Residential Property Management/electrical code compliance
QUESTION: Hi Mike,
We are in the process of renting our mother's house (she'e in a senior living place) and have some very good, eager tenants (young couple with kids, good income, known by neighbors). We have an agreement that they can do some modest remodeling at their expense (with our permission). The issue is whether the electrical wiring is in compliance as far as our responsibility as landlords. The California Civil Code Section 1941.1 states that the requirement is to provide electrical outlets that "conformed with applicable law at the time of installation".
Our question is; what is the most efficient way to a) determine whether the electrical is up to required code (private, city inspectors?), b) what upgrades may be necessary (the house was built in the late 50s/early 60s) and c) how to find a good contractor to do the necessary rewiring.
Hope this is clear and thanks for your help.
ANSWER: I would be remiss if I didn't mention that this is one of many reasons to consider professional property management. Navigating through issues like this (and many others) is a compelling reason to consider hiring professionals.
That being said, is there a reason why the electrical system is suspect? Older houses rarely meet current codes (not only in electrical, but other systems as well). That isn't usually an issue, unless there are safety concerns. For instance, there was a period of time where aluminum wiring was used, which is now considered to be unsafe. Other than safety concerns, you might encounter situations where there are not enough outlets; the system is too small to handle today's electrical demands (remember there were a lot less electrical devices used back in the 50's/60's); and lighting fixtures won't be energy efficient.
You can hire a private inspector to identify deficiencies, but in a house of that age, I would instruct them to only focus on safety issues. Or, simply have the electrician or general contractor that will be doing the remodeling to provide their analysis. If you choose to hire an electrician, simply make sure they are competent (you can check references and the BBB), insured, and licensed (you can also check the status on their license and whether there's been any disciplinary actions against them).

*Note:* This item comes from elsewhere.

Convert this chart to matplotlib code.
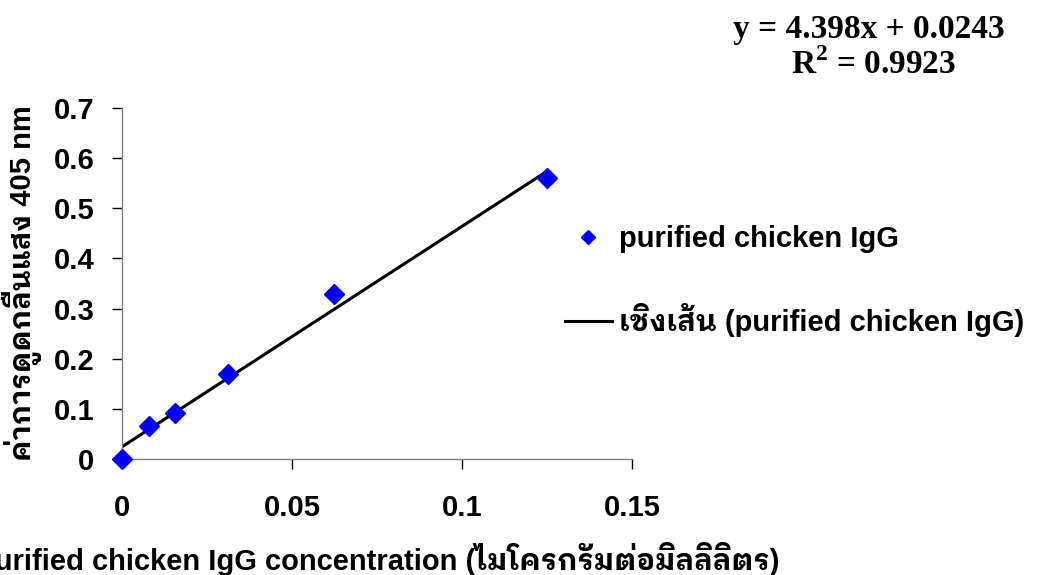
import matplotlib
matplotlib.use("Agg")
import matplotlib.pyplot as plt
import numpy as np

# data
conc = [0, 0.0078125, 0.015625, 0.03125, 0.0625, 0.125]
absorb = [0.0, 0.066, 0.092, 0.17, 0.33, 0.56]
slope, intercept = 4.398, 0.0243
x_ticks = [0, 0.05, 0.1, 0.15]
x_tick_labels = ['0', '0.05', '0.1', '0.15']
y_ticks = [0, 0.1, 0.2, 0.3, 0.4, 0.5, 0.6, 0.7]
y_tick_labels = ['0', '0.1', '0.2', '0.3', '0.4', '0.5', '0.6', '0.7']
series_name = 'purified chicken IgG'
fit_name = 'เชิงเส้น (purified chicken IgG)'
x_label = 'purified chicken IgG concentration (ไมโครกรัมต่อมิลลิลิตร)'
y_label = 'ค่าการดูดกลืนแสง 405 nm'

# Latin in Arial-like font, Thai falls through to a looped Thai font with bold
plt.rcParams['font.family'] = ['Liberation Sans', 'IBM Plex Sans Thai Looped',
                               'Noto Sans Thai Looped', 'DejaVu Sans']
plt.rcParams['mathtext.fontset'] = 'custom'
plt.rcParams['mathtext.bf'] = 'Liberation Serif:bold'
plt.rcParams['mathtext.rm'] = 'Liberation Serif:bold'

fig = plt.figure(figsize=(10.37, 5.75), dpi=100)
ax = fig.add_axes([0.1176, 0.2017, 0.4919, 0.6103])

xs = np.array([0, max(conc)])
ax.plot(xs, slope * xs + intercept, color='black', lw=2.2, label=fit_name, zorder=2)
ax.plot(conc, absorb, linestyle='none', marker='D', color='#0000FF', ms=10.5,
        label=series_name, clip_on=False, zorder=3)

ax.set_xlim(0, 0.15)
ax.set_ylim(0, 0.7)
ax.set_xticks(x_ticks)
ax.set_xticklabels(x_tick_labels)
ax.set_yticks(y_ticks)
ax.set_yticklabels(y_tick_labels)
for s in ['top', 'right']:
    ax.spines[s].set_visible(False)
for s in ['left', 'bottom']:
    ax.spines[s].set_color('#808080')
    ax.spines[s].set_linewidth(1.0)
ax.tick_params(direction='out', length=7, color='black', width=1, labelsize=21)
ax.tick_params(axis='x', pad=18)
ax.tick_params(axis='y', pad=13)
for t in ax.get_xticklabels() + ax.get_yticklabels():
    t.set_fontweight('bold')

ax.set_xlabel(x_label, fontsize=21, fontweight='bold')
ax.set_ylabel(y_label, fontsize=21, fontweight='bold')
ax.xaxis.set_label_coords(0.503, -0.236)
ax.yaxis.set_label_coords(-0.157, 0.5)

handles, labels = ax.get_legend_handles_labels()
leg = fig.legend(handles[::-1], labels[::-1], loc='upper left',
                 bbox_to_anchor=(0.545, 0.609), frameon=False,
                 prop={'size': 21, 'weight': 'bold'}, labelspacing=1.72,
                 handlelength=1.6, handletextpad=0.25, borderpad=0,
                 borderaxespad=0, markerscale=0.65)

fig.text(0.838, 0.948, 'y = 4.398x + 0.0243', ha='center', va='center',
         family='Liberation Serif', fontweight='bold', fontsize=24)
fig.text(0.842, 0.887, r'R$^{\mathbf{2}}$ = 0.9923', ha='center', va='center',
         family='Liberation Serif', fontweight='bold', fontsize=24)

fig.savefig('out.png', dpi=100)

---------- FOLLOW-UP ----------
QUESTION: Thanks for the response. As landlords, are we responsible for providing increased capacity (more, larger circuits) as a safety issue? If the existing electrical system meets safety requirements, then I assume that if the tenants plug in too many appliances then it will trip the circuit breakers but not be a safety hazard. This situation would be annoying, of course, but, is it our responsibiltiy to upgrade? We would be willing to let them pay for an upgrade (meeting code, of course).
Your help on this is much appreciated.
Depending on the terms of your lease, it probably is not your responsibility to upgrade the system (unless you embark on a substantial remodel, which will probably trigger the city to require it). However, if there are safety issues/hazards, then you would be required to deal with those. And from a risk management standpoint (not to mention moral considerations), you should address that anyway. Capacity of the system isn't necessarily a safety hazard, so long as the existing system is functioning properly.
Having your tenants do the work is fine, but of course they should be required to use licensed and insured contractors and obtain city approvals/permits.